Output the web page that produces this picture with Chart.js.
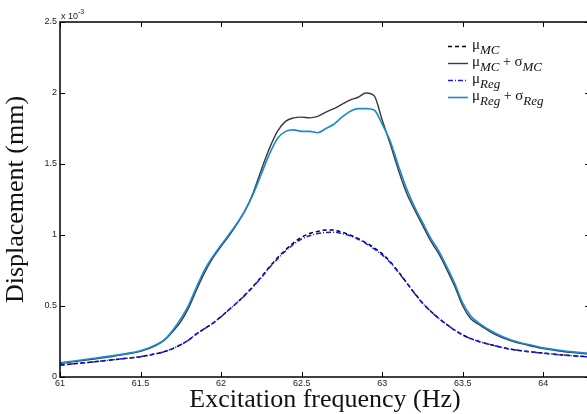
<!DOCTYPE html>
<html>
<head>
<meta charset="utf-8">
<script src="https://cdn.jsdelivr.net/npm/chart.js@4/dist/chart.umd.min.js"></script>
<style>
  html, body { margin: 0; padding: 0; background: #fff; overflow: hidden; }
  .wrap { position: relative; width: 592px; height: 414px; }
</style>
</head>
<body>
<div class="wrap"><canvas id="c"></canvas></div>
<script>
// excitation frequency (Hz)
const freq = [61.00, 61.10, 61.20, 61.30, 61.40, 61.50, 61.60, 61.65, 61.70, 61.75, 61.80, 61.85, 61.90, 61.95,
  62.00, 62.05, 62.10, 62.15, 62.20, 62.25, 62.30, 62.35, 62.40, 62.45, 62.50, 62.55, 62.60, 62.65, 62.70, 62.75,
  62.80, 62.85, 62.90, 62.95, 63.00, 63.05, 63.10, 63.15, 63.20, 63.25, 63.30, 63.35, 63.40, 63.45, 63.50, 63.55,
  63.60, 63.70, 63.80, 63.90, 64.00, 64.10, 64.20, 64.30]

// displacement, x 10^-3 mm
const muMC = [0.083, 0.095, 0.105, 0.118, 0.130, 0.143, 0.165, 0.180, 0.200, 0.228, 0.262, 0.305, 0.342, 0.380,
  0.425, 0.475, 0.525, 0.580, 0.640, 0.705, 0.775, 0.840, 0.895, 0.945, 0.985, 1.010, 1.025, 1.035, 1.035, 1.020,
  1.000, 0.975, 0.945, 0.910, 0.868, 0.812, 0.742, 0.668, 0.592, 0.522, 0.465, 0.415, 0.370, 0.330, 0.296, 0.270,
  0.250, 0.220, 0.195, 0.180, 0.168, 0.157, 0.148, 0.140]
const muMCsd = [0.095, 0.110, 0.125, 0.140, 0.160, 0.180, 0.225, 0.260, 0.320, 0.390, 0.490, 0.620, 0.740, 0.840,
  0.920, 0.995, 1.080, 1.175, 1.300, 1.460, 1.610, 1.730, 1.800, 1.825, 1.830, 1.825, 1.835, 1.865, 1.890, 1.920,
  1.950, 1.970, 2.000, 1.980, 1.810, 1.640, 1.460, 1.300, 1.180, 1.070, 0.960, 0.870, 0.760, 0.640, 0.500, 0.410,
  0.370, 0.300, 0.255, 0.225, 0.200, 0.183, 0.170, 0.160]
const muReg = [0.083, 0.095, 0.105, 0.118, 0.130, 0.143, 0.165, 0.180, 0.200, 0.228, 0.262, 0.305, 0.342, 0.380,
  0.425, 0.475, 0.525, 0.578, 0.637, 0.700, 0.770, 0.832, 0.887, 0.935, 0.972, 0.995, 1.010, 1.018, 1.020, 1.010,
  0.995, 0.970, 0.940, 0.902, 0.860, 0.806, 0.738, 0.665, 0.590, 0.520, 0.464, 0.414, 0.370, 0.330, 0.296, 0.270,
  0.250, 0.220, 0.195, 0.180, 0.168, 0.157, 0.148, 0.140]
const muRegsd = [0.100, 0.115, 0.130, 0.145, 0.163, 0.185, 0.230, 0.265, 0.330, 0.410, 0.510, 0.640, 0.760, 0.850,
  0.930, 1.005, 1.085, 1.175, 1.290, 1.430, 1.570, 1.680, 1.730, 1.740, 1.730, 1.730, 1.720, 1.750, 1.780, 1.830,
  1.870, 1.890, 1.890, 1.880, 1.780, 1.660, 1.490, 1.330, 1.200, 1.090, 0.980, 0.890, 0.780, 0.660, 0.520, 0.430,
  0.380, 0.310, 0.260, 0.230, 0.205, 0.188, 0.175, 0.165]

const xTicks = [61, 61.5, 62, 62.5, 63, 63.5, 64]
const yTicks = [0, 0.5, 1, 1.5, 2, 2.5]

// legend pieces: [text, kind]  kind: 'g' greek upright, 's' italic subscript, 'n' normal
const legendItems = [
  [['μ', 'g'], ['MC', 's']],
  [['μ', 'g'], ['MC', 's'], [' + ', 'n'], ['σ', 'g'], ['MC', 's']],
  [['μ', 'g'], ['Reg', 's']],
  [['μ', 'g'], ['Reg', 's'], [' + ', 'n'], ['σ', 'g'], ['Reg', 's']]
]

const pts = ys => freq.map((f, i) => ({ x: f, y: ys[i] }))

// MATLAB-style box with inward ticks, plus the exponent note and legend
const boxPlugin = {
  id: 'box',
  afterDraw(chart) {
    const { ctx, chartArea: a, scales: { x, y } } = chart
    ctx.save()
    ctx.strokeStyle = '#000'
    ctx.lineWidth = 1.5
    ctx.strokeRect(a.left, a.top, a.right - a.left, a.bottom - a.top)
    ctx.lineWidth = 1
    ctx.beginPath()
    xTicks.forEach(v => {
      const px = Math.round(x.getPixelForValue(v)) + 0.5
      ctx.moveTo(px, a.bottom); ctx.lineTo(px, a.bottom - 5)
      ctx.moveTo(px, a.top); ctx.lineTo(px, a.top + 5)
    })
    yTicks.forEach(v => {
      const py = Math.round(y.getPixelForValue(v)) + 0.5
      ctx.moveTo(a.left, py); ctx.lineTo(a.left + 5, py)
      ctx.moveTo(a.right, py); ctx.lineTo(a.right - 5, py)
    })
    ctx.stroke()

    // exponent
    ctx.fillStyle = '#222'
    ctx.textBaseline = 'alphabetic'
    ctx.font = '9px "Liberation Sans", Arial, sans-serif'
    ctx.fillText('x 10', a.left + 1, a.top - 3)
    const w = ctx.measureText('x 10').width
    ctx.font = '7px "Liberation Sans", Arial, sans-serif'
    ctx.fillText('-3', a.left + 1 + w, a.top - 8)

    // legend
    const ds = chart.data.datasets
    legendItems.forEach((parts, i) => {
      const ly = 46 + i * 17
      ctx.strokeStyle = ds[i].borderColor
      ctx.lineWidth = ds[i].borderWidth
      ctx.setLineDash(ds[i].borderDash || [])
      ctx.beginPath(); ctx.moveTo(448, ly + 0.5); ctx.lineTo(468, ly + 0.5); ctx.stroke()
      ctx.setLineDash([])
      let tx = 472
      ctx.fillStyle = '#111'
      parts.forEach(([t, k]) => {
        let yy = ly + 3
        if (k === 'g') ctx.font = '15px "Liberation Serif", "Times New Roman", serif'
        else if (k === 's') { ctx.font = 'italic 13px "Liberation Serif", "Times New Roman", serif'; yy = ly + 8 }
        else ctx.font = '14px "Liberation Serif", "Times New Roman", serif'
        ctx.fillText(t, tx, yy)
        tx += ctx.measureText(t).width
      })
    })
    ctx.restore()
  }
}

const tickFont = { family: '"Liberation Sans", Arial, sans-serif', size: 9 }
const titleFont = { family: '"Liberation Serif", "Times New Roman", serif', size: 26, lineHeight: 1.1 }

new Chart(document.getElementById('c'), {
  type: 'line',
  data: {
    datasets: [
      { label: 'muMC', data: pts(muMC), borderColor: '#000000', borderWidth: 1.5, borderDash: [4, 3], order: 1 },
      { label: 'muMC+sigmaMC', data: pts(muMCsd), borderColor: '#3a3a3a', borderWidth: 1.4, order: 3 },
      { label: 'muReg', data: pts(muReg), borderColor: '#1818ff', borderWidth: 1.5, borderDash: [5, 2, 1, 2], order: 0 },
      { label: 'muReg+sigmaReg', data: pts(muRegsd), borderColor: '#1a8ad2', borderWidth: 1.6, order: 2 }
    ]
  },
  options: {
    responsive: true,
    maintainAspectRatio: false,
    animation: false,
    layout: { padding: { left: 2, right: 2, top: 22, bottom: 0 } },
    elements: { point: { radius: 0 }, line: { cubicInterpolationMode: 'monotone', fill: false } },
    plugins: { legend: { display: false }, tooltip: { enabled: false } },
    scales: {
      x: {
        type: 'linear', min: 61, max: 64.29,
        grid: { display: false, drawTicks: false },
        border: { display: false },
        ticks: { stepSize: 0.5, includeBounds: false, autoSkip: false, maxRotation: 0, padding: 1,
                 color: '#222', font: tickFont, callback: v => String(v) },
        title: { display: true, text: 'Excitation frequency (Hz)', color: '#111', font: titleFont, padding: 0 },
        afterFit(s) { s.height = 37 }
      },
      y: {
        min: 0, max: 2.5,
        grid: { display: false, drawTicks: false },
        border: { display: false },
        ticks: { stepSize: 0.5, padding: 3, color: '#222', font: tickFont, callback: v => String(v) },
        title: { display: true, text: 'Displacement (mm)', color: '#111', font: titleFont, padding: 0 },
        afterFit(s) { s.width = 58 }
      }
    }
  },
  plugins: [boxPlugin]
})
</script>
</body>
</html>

§ §

§ **Exercise brief**: Leave out any pictures and return exactly the lines from the beginning of the data through the line with "63.60, 63.70, 63.80, 63.90, 64.00, 64.10, 64.20, 64.30]", inclusive.

§ **In response**:
Output the web page that produces this picture with Chart.js.
<!DOCTYPE html>
<html>
<head>
<meta charset="utf-8">
<script src="https://cdn.jsdelivr.net/npm/chart.js@4/dist/chart.umd.min.js"></script>
<style>
  html, body { margin: 0; padding: 0; background: #fff; overflow: hidden; }
  .wrap { position: relative; width: 592px; height: 414px; }
</style>
</head>
<body>
<div class="wrap"><canvas id="c"></canvas></div>
<script>
// excitation frequency (Hz)
const freq = [61.00, 61.10, 61.20, 61.30, 61.40, 61.50, 61.60, 61.65, 61.70, 61.75, 61.80, 61.85, 61.90, 61.95,
  62.00, 62.05, 62.10, 62.15, 62.20, 62.25, 62.30, 62.35, 62.40, 62.45, 62.50, 62.55, 62.60, 62.65, 62.70, 62.75,
  62.80, 62.85, 62.90, 62.95, 63.00, 63.05, 63.10, 63.15, 63.20, 63.25, 63.30, 63.35, 63.40, 63.45, 63.50, 63.55,
  63.60, 63.70, 63.80, 63.90, 64.00, 64.10, 64.20, 64.30]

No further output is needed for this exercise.